Materials science research utilizes TiF₄ as a precursor for chemical vapor deposition of titanium-containing thin films, particularly titanium nitride and titanium carbide coatings produced through reactions with appropriate nitrogen or carbon sources. Patent activity focuses on improved synthesis methods and applications in electronic materials, with several patents issued for fluoride-based cleaning compositions and surface treatment formulations.

Historical Development and Discovery

The preparation of titanium tetrafluoride was first reported in the early 20th century following the development of reliable methods for handling hydrogen fluoride. Initial syntheses involved direct reaction of titanium metal with fluorine gas, yielding impure products that complicated characterization. The structural elucidation of TiF₄ presented significant challenges due to its polymeric nature, with definitive structural determination achieved through X-ray crystallography in the 1950s.

The recognition of TiF₄'s unique structural properties among titanium halides emerged through comparative studies with the monomeric tetrachloride, tetrabromide, and tetraiodide analogues. The compound's strong Lewis acidity was established through systematic studies of adduct formation with various donors throughout the 1960s and 1970s. Industrial applications developed concurrently with the growth of the aluminum treatment industry, establishing commercial demand that continues to the present.

Conclusion

Titanium tetrafluoride occupies a distinctive position among transition metal fluorides due to its polymeric solid-state structure and strong Lewis acid character. The compound's physical properties, including its sublimation behavior and hygroscopic nature, derive from its unique structural organization. Chemical reactivity patterns demonstrate the influence of fluoride coordination on titanium(IV) chemistry, particularly in hydrolysis behavior and complex formation.

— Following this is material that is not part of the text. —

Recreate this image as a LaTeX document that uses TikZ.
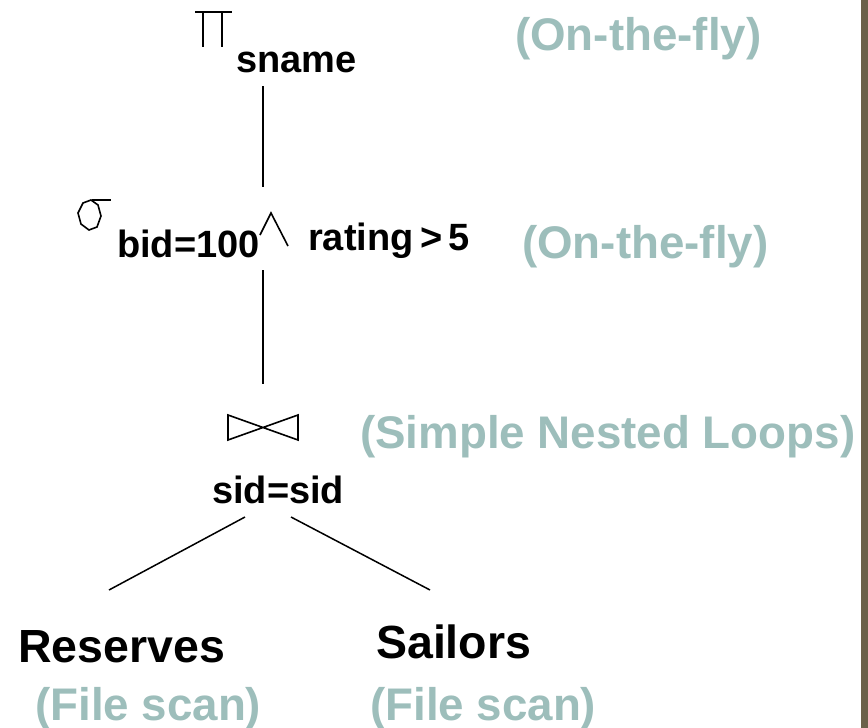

Future research directions include exploration of TiF₄ derivatives in energy storage applications, particularly fluoride-ion battery systems, and development of improved synthetic routes reducing environmental impact. Fundamental studies continue to investigate the compound's cluster chemistry and potential catalytic applications. The ongoing integration of computational methods with experimental characterization promises enhanced understanding of bonding and reactivity in this structurally complex material.